Blue Chip Trading Ltd v Helbawi
If an employee breaches a condition that applies to their contract of employment, does that make the whole contract illegal? In Blue Chip Trading Ltd v Helbawi, the Employment Appeal Tribunal (EAT) said that it didn’t as the contract could be severed into legal and illegal sections.
Basic facts
Mr Helbawi, a foreign student studying in the UK, was subject to certain immigration rules with regard to work. For instance, he was not allowed to work more than 20 hours per week during term time. However, he was allowed to work full time during holidays and for a few months following completion of his studies as long as he was not pursuing a career by filling a permanent full time vacancy.
He started working part time as a security officer for Blue Chip Trading Ltd (occasionally working more than 20 hours per week) and made a claim in a tribunal that his employer was paying him less than the minimum wage.
Blue Chip argued that because he had sometimes worked in excess of 20 hours and had filled a permanent full-time vacancy, the whole contract was tainted with illegality and he could not therefore pursue his claim.
Tribunal decision
The employment judge, however, disagreed. She said that as his visa allowed him to work without restriction on some occasions but not on others, she did not think that meant that the whole contract should be struck down for illegality.
In any event, she said that as the company had not done anything to find out whether Mr Helbawi actually had a right to work, then under the Asylum & Immigration Act 1996 they were just as liable as him.
The employment judge was also influenced by the fact that it was an important principle of public policy that people who worked should be paid the legal minimum wage.
She therefore held that the position in this case was similar to that of Colen v Cebrian (UK) Limited in which the Court of Appeal held that if a contract was lawful when entered into and was intended to be performed lawfully, then the fact that some work done during the contract was done illegally would not render the entire contract unenforceable.
EAT decision
The EAT did not entirely agree, however. It said that the tribunal’s analysis that the whole contract was lawful would “involve the court condoning the illegal contract if the claimant were allowed to recover in full for all the hours worked.”

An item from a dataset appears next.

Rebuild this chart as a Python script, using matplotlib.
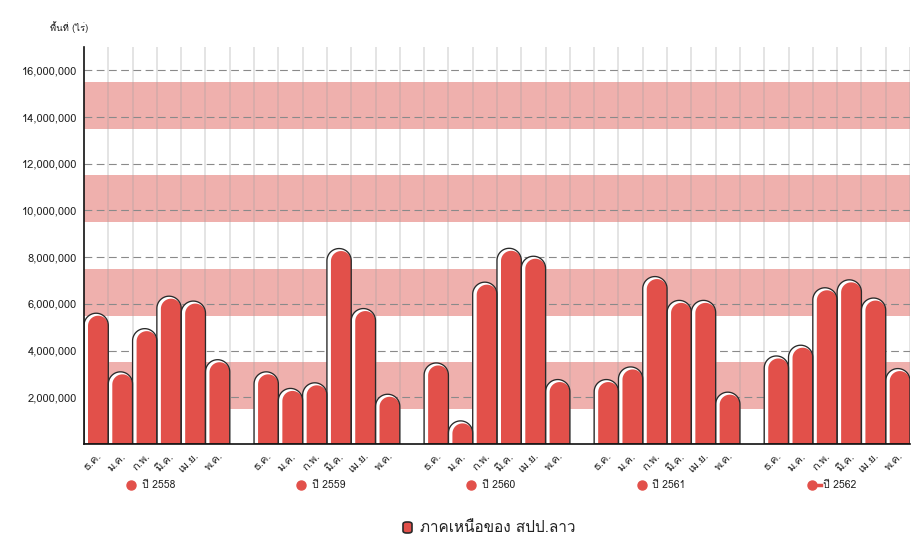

But what was the solution? The EAT said there were two possibilities. One was to treat the whole contract as illegal, thereby depriving Mr Helbawi of any payment for the work he had done. The other was to “sever the unlawful elements of performance and to allow the claimant to recover for the remainder” but that depended on whether the legal and illegal parts of the contract could be treated separately.
And the EAT thought that they could, at least in respect of the holiday periods when there was no limitations on the hours Mr Helbawi could work and when he therefore was not in breach of any immigration rules.
However, the court acknowledged that the issue of severance was more complicated in relation to term time when the limit was 20 hours, particularly since Mr Helbawi was aware that he was acting in breach of those rules.
The EAT concluded therefore that it would not be in the interests of public policy for Mr Helbawi to recover payment for any of the work done during term time when he was knowingly acting in breach of the rules. He could, however, claim the minimum wage for the weeks when he was not in breach of the condition not to work more than twenty hours.
Comment
The EAT has reached what it sees as a pragmatic solution to a difficult problem, and did not want to be seen to be condoning working in excess of what was permitted by immigration rules. But we think that the employment judge was right to emphasise the important public policy argument that a worker should be paid the national minimum wage for the work she or he does. The employer seems to have been willing enough to accept the work, without further inquiry, and should have been held to their obligations to pay the minimum wage for that work.